You would think that after all the setbacks on the state level regarding abortion where the issue got brought up for a vote, the antiabortion crowd would face the fact the general public does NOT buy what they are trying to sell. However, as long as they can buy off legislators in a lot of the states to do their bidding and control the courts with their Federalist Society hacks, they don’t care what the general public thinks. They want women back in the home in a subservient role catering to men. They will never stop until they get their wish. Their new target is contraceptive access, misnamed by Jessica Valenti and many others as “birth control” access.
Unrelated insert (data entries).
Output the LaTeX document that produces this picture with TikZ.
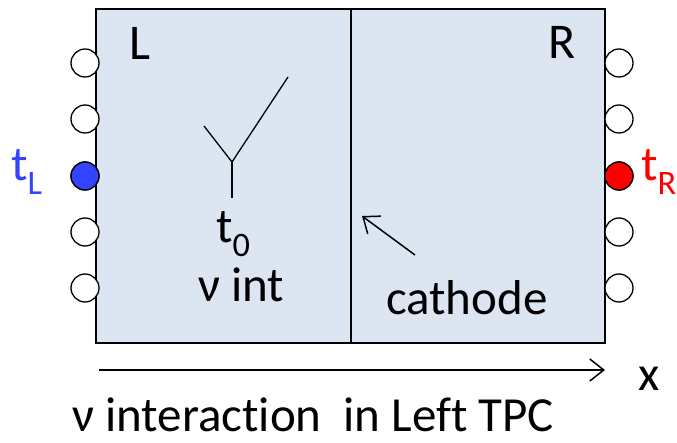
\documentclass[tikz,border=0pt]{standalone}
\usepackage{fontspec}
\setmainfont{Carlito}[Ligatures=NoCommon]
\usetikzlibrary{positioning, arrows.meta}

\definecolor{tpcfill}{HTML}{DCE6F2}
\definecolor{tlblue}{HTML}{3344FF}
\definecolor{trred}{HTML}{FF0000}

\tikzset{
	pmt/.style={circle, draw, line width=1.3pt, minimum size=28pt, inner sep=0pt, fill=white},
	big/.style={inner sep=0pt, font=\fontsize{49}{52}\selectfont},
	barb/.style={-{Straight Barb[length=14pt, width=22pt, line width=1.5pt]}, line width=1.5pt}
}

\begin{document}
\begin{tikzpicture}[x=1pt, y=-1pt]
	\useasboundingbox (0,0) rectangle (677,443);
	% the two TPC halves
	\draw[fill=tpcfill, line width=1.5pt] (96,9) rectangle (605,343);
	\draw[line width=1.3pt] (351,9) -- (351,343);
	% photomultipliers
	\foreach \i/\yy in {1/63, 2/119, 3/176, 4/232, 5/288} {
		\node[pmt] (pl\i) at (85,\yy) {};
		\node[pmt] (pr\i) at (619,\yy) {};
	}
	\node[pmt, fill=tlblue] at (pl3) {};
	\node[pmt, fill=trred] at (pr3) {};
	\node[big, text=tlblue, anchor=base west] (tl) at (11,181) {t\textsubscript{L}};
	\node[big, text=trred, anchor=base west] (tr) at (641,181) {t\textsubscript{R}};
	% labels of the halves
	\node[big, font=\fontsize{50}{54}\selectfont, anchor=base west] (hl) at (129,60) {L};
	\node[big, font=\fontsize{50}{54}\selectfont, anchor=base west] (hr) at (548,59) {R};
	% interaction vertex
	\coordinate (vtx) at (232,162);
	\coordinate (arml) at (204,126);
	\coordinate (armr) at (288,77);
	\coordinate (stem) at (232,198);
	\draw[line width=1.3pt] (arml) -- (vtx) -- (armr);
	\draw[line width=1.3pt] (vtx) -- (stem);
	\node[big, anchor=base west] (t0) at (216,243) {t\textsubscript{0}};
	\node[big, anchor=base west] (nuint) at (198,302) {ν int};
	% cathode
	\node[big, anchor=base west] (cath) at (386,315) {cathode};
	\coordinate (ctail) at (415,255);
	\coordinate (ctip) at (362,216);
	\draw[barb] (ctail) -- (ctip);
	% drift axis
	\coordinate (xa) at (99,370);
	\coordinate (xb) at (605,370);
	\draw[barb] (xa) -- (xb);
	\node[big, anchor=base west] (xlab) at (638,390) {x};
	\node[big, anchor=base west] (cap) at (72,431) {ν interaction\ \ in Left TPC};
\end{tikzpicture}
\end{document}
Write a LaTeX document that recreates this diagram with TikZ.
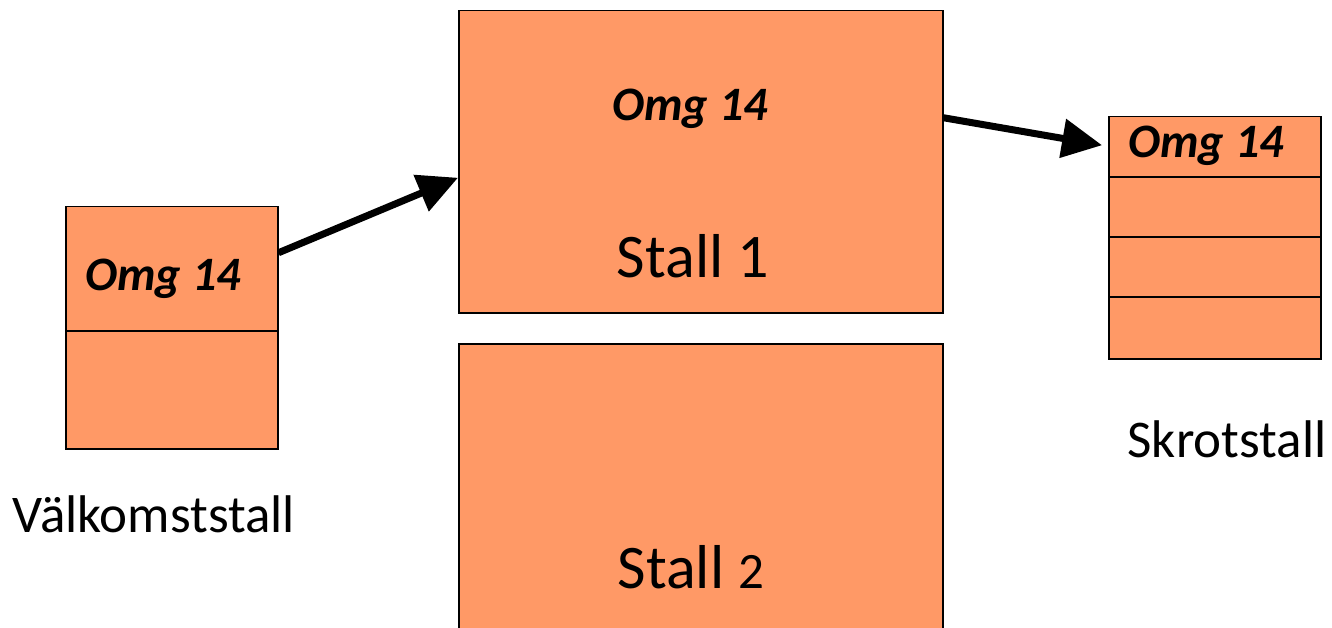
\documentclass[tikz,border=0pt]{standalone}
\usepackage{fontspec}
\setmainfont{Carlito}
\usetikzlibrary{arrows.meta}
\definecolor{boxfill}{RGB}{255,153,102}
\tikzset{
  box/.style={draw=black, line width=1.5pt, fill=boxfill, anchor=north west, inner sep=0pt},
  omg/.style={font=\fontsize{48pt}{48pt}\selectfont\bfseries\itshape, anchor=base, inner sep=0pt},
  big/.style={font=\fontsize{62pt}{62pt}\selectfont, anchor=base, inner sep=0pt},
  lbl/.style={font=\fontsize{53pt}{53pt}\selectfont, anchor=base, inner sep=0pt},
  divider/.style={draw=black, line width=1.5pt},
  arr/.style={draw=black, line width=7pt, -{Triangle[length=40pt,width=38pt]}}
}
\begin{document}
\begin{tikzpicture}[x=1pt,y=-1pt]
\useasboundingbox (0,0) rectangle (1332,628);
\clip (0,0) rectangle (1332,628);
% boxes
\node[box, minimum width=212pt, minimum height=242pt] (wel) at (65,206) {};
\node[box, minimum width=484pt, minimum height=302pt] (s1) at (458,10) {};
\node[box, minimum width=484pt, minimum height=300pt] (s2) at (458,343) {};
\node[box, minimum width=212pt, minimum height=242pt] (skr) at (1108,116) {};
% dividers
\draw[divider] (wel.west |- 0,331) -- (wel.east |- 0,331);
\draw[divider] (skr.west |- 0,177) -- (skr.east |- 0,177);
\draw[divider] (skr.west |- 0,237) -- (skr.east |- 0,237);
\draw[divider] (skr.west |- 0,297) -- (skr.east |- 0,297);
% texts
\node[omg] (t1) at (163,290) {Omg 14};
\node[omg] (t2) at (690,121) {Omg 14};
\node[omg] (t3) at (1206,158) {Omg 14};
\node[big] (st1) at (693,277) {Stall 1};
\node[big] (st2) at (691,588) {Stall {\fontsize{51pt}{51pt}\selectfont 2}};
\node[lbl] (lw) at (154,532) {Välkomststall};
\node[lbl] (ls) at (1227,457) {Skrotstall};
% arrows
\draw[arr] ([yshift=75pt]wel.east) -- ([yshift=-16pt]s1.west);
\draw[arr, shorten >=6pt] ([yshift=44pt]s1.east) -- ([yshift=91.5pt]skr.west);
\end{tikzpicture}
\end{document}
Abortion, in fact, is a form of birth control, with both contraception and abortion forms of it. This misnomer abortion is not birth control has been repeatedly used over the years, and it is wrong. The fact the antiabortion crowd wants to go after contraception as well gives the whole game away as to what their agenda is really about. They don’t care about “life”—they want desperately to control women, especially single women who are rejecting the traditional script of marriage and babies. They want to force women back and roll back as many of their rights as possible.
When it comes to women and girls, they simply don’t care.